Happy Friday, Athletics Nation!

Eno Sarris gets deep into baseball nerd-lore like few others. Yesterday, in a terrific piece in The Athletic, he detailed the demise of the hitters’ count and its root cause: the rise of the slider. He also worked this fantastic sentence that any South Park fan should appreciate into the opening paragraph:

That was the time-honored, well-worn script for the hitter: step one, get a hitter’s count; step two, get a hittable fastball; step three, profit.

Sarris points out that the proportion of fastballs thrown in hitters’ counts—in which there are two or three more balls than strikes—dropped below two-thirds about ten years ago, and are now at an all-time low of 57 percent, at least since statisticians began keeping track.

More organizations are fostering less fastball usage and having a lot of success with it:

Pitchers by and large are using the slider more often, and hitters haven’t caught up to it yet: despite its increased usage, the breaking ball’s whiff rates have held steady since 2008. When pitch tracking started in 2003, pitchers threw 90 mph on average and went with fastballs 63 percent of the time.
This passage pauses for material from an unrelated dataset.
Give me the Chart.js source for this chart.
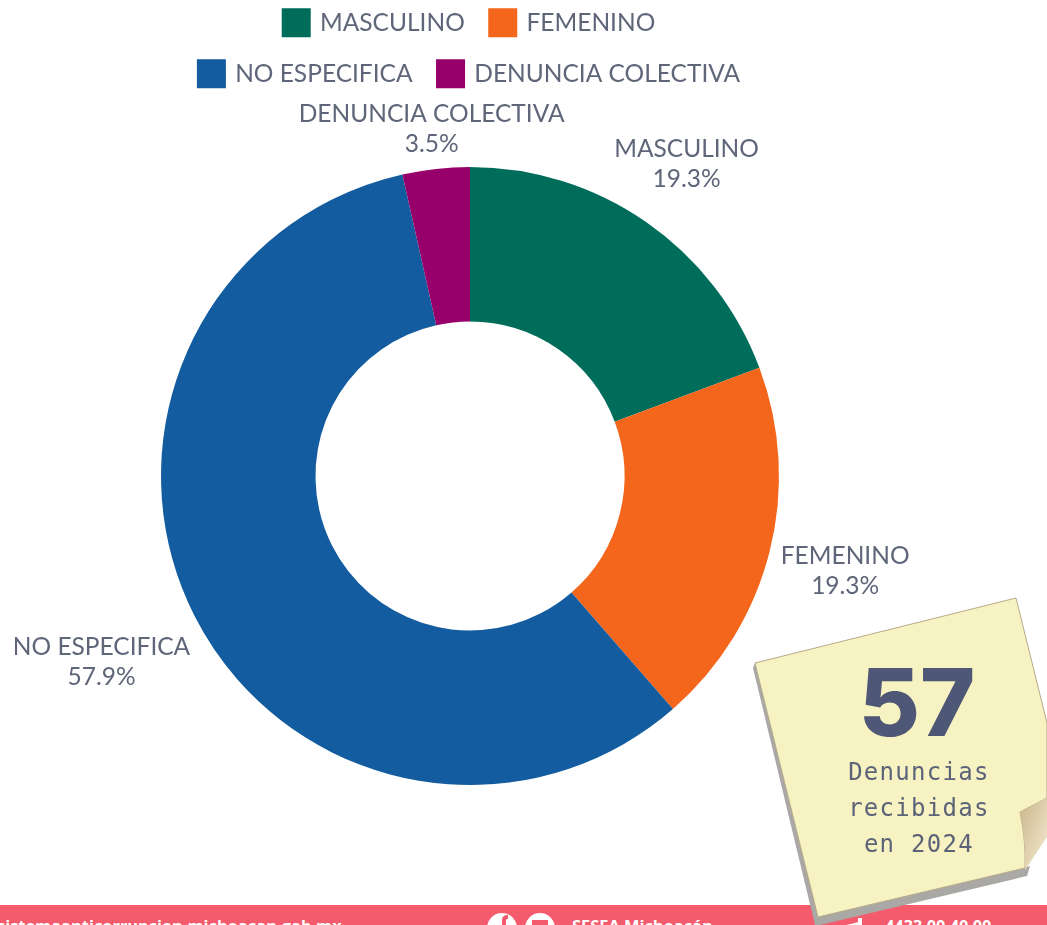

Only a single pitcher has fit that profile in recent years: Julio Teheran.

Will hitters adapt by sitting on sliders in the future? Maybe, but the high variability with which breaking balls can be thrown might make it more challenging to adjust. And pitchers who can get 85+ mph on their breaking balls complemented by 95+ mph fastballs will be especially tough to catch up to.

Head on over to The Athletic for loads more detail on this phenomenon. And have a wonderful Memorial Day weekend! I hope yours will be a long one full of watching the A’s mess with Texas—and not just the Rangers. The Astros are finally coming to Oakland on Monday for the two teams’ first face-off of the season!